The phrase "and I greatly desire to think" was almost as strong as any in a long letter to tell which way his delight would lie, and Susannah's was not a mind upon which this indication of reserve force was thrown away. She trusted, vaguely in thought but implicitly in heart, to that which lay behind—something which did not alarm her, which in her inner vision wore no warm nor obtrusive colouring, but which she knew to be intense and of enduring quality. And she saw herself alone, beaten by adverse winds and without other shelter.
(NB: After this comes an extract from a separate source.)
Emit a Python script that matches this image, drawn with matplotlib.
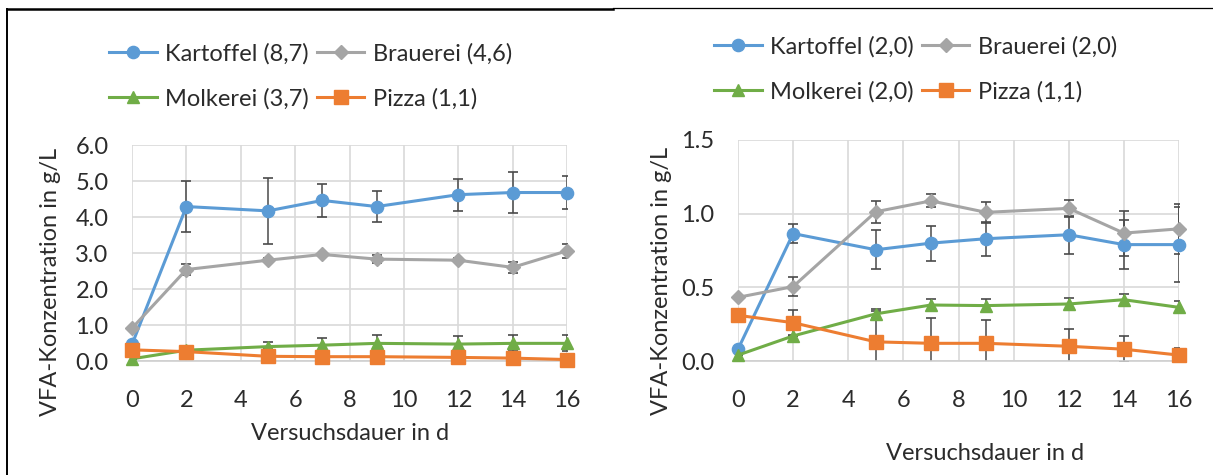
import matplotlib
matplotlib.use("Agg")
import matplotlib.pyplot as plt
from matplotlib.lines import Line2D
from matplotlib.ticker import FormatStrFormatter

plt.rcParams["font.family"] = ["Lato", "DejaVu Sans"]

# Sampling days
days = [0, 2, 5, 7, 9, 12, 14, 16]

# Higher organic loading (left chart)
kart_hi = [0.46, 4.29, 4.17, 4.46, 4.29, 4.62, 4.68, 4.68]
kart_hi_err = [0.0, 0.70, 0.92, 0.46, 0.42, 0.44, 0.56, 0.46]
brau_hi = [0.91, 2.54, 2.80, 2.96, 2.83, 2.80, 2.60, 3.06]
brau_hi_err = [0.0, 0.15, 0.05, 0.05, 0.12, 0.05, 0.15, 0.19]
molk_hi = [0.06, 0.30, 0.40, 0.44, 0.49, 0.47, 0.49, 0.49]
molk_hi_err = [0.0, 0.0, 0.12, 0.21, 0.22, 0.22, 0.22, 0.22]

# Lower organic loading (right chart)
kart_lo = [0.08, 0.865, 0.755, 0.80, 0.83, 0.857, 0.79, 0.79]
kart_lo_err = [0.0, 0.067, 0.131, 0.118, 0.114, 0.13, 0.164, 0.253]
brau_lo = [0.432, 0.505, 1.013, 1.087, 1.009, 1.036, 0.868, 0.897]
brau_lo_err = [0.0, 0.067, 0.076, 0.045, 0.07, 0.06, 0.153, 0.168]
molk_lo = [0.04, 0.17, 0.32, 0.38, 0.376, 0.387, 0.416, 0.364]
molk_lo_err = [0.0, 0.0, 0.03, 0.04, 0.045, 0.04, 0.04, 0.04]

# Pizza (1,1) appears in both charts
pizza = [0.31, 0.26, 0.13, 0.12, 0.12, 0.10, 0.08, 0.04]
pizza_err = [0.0, 0.085, 0.21, 0.17, 0.16, 0.12, 0.09, 0.05]

labels_hi = ["Kartoffel (8,7)", "Brauerei (4,6)", "Molkerei (3,7)", "Pizza (1,1)"]
labels_lo = ["Kartoffel (2,0)", "Brauerei (2,0)", "Molkerei (2,0)", "Pizza (1,1)"]

xticks = [0, 2, 4, 6, 8, 10, 12, 14, 16]
yticks_hi = [0.0, 1.0, 2.0, 3.0, 4.0, 5.0, 6.0]
yticks_lo = [0.0, 0.5, 1.0, 1.5]

colors = ["#5B9BD5", "#A5A5A5", "#70AD47", "#ED7D31"]
markers = ["o", "D", "^", "s"]
msizes = [8.8, 6.8, 8.8, 9.4]
TXT = "#2b2b2b"
FS = 17

W, H = 1213, 475
fig = plt.figure(figsize=(W / 100, H / 100), dpi=100)


def px_rect(x0, y0, x1, y1):
    return [x0 / W, 1 - y1 / H, (x1 - x0) / W, (y1 - y0) / H]


def panel(rect, series, errs, labels, yticks, leg_center, ylab_pos, xlab_pos):
    ax = fig.add_axes(rect)
    handles = []
    for i, (vals, err) in enumerate(zip(series, errs)):
        ax.errorbar(days, vals, yerr=err, fmt="none", ecolor="#4a4a4a",
                    elinewidth=1.1, capsize=3.6, capthick=1.2, zorder=2 + i * 0.1)
    for i, vals in enumerate(series):
        h, = ax.plot(days, vals, color=colors[i], lw=2.2, marker=markers[i],
                     ms=msizes[i], mfc=colors[i], mec=colors[i],
                     zorder=4 + i * 0.1, clip_on=False, label=labels[i])
        handles.append(h)
    ax.set_xlim(0, 16)
    ax.set_ylim(yticks[0], yticks[-1])
    ax.set_xticks(xticks)
    ax.set_yticks(yticks)
    ax.yaxis.set_major_formatter(FormatStrFormatter("%.1f"))
    ax.grid(True, color="#D9D9D9", lw=1.2, zorder=0)
    ax.set_axisbelow(True)
    for s in ["top", "right", "left"]:
        ax.spines[s].set_visible(False)
    ax.spines["bottom"].set_color("#CFCFCF")
    ax.spines["bottom"].set_linewidth(1.2)
    ax.tick_params(axis="both", length=0, labelsize=FS, labelcolor=TXT)
    ax.tick_params(axis="x", pad=21)
    ax.tick_params(axis="y", pad=17)
    # legend: two rows, row-major order
    order = [0, 2, 1, 3]
    fig.legend([handles[k] for k in order], [labels[k] for k in order],
               ncol=2, loc="center",
               bbox_to_anchor=(leg_center[0] / W, 1 - leg_center[1] / H),
               frameon=False, fontsize=FS, handlelength=2.0,
               handletextpad=0.38, columnspacing=0.34, labelspacing=0.98,
               borderpad=0, labelcolor=TXT)
    fig.text(ylab_pos[0] / W, 1 - ylab_pos[1] / H, "VFA-Konzentration in g/L",
             rotation=90, ha="center", va="center", fontsize=FS, color=TXT)
    fig.text(xlab_pos[0] / W, 1 - xlab_pos[1] / H, "Versuchsdauer in d",
             ha="center", va="center", fontsize=FS, color=TXT)
    return ax


panel(px_rect(132, 145, 567, 361),
      [kart_hi, brau_hi, molk_hi, pizza],
      [kart_hi_err, brau_hi_err, molk_hi_err, pizza_err],
      labels_hi, yticks_hi, (311, 76), (51, 282), (350, 433))

panel(px_rect(738, 140, 1179, 361),
      [kart_lo, brau_lo, molk_lo, pizza],
      [kart_lo_err, brau_lo_err, molk_lo_err, pizza_err],
      labels_lo, yticks_lo, (916, 69), (661, 281), (985, 453))

# frame lines around the figure panels
fig.add_artist(Line2D([7 / W, 613 / W], [1 - 9 / H, 1 - 9 / H],
                      transform=fig.transFigure, color="black", lw=1.8))
fig.add_artist(Line2D([613 / W, 1.0], [1 - 8 / H, 1 - 8 / H],
                      transform=fig.transFigure, color="black", lw=0.9))
fig.add_artist(Line2D([7 / W, 7 / W], [0, 1 - 9 / H],
                      transform=fig.transFigure, color="black", lw=1.4))

fig.savefig("out.png", dpi=100)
Halsey touched upon the fact that Smith and his disciples (he did not say himself) had suffered greatly from yesterday's ill-usage, and said that, having given their message to the people, they were that day leaving for a place called Fayette, in Seneca county, where it had previously been determined that the new church should be organised. He himself would wait either until Susannah saw her way to come with him, or until he knew that she was at peace, having chosen of her own accord to remain. He would bring a chaise, in which she could travel if she would, near her uncle's house at dawn upon the next morning. He would take her, he said, to the house where the Smiths were in Fayette, but it was implied through all the letter that the mystic marriage which Smith had solemnised was considered by Halsey as valid, and that if she joined her material fortunes now to those of the persecuted sect, it would be as his wife.
In speaking of the future he did not gloss over the persecution; he did not even promise, as Smith had done, a sure and material reward. The mind of the young Quaker convert was fixed upon the things that are unseen. This was not hidden from the girl. The thought of being with him in his faith and resignation gave her peace. Poverty and persecution seemed as nothing compared with the torture of being surrounded by people whose thought and actions aroused in her young heart whirlwinds of passionate opposition. Even Ephraim, instead of rising in his strength to condemn the outrage of yesterday, had attempted to-day to wound or kill. Her amazement and dismay at this drove her out as it were with a scourge.
Halsey had told her to pray, and she had tried to pray. Halsey had told her to search the Scriptures for guidance, and she read. Text after text came home to her heart, bidding her leave her kindred to share the fortunes of the persecuted children of faith.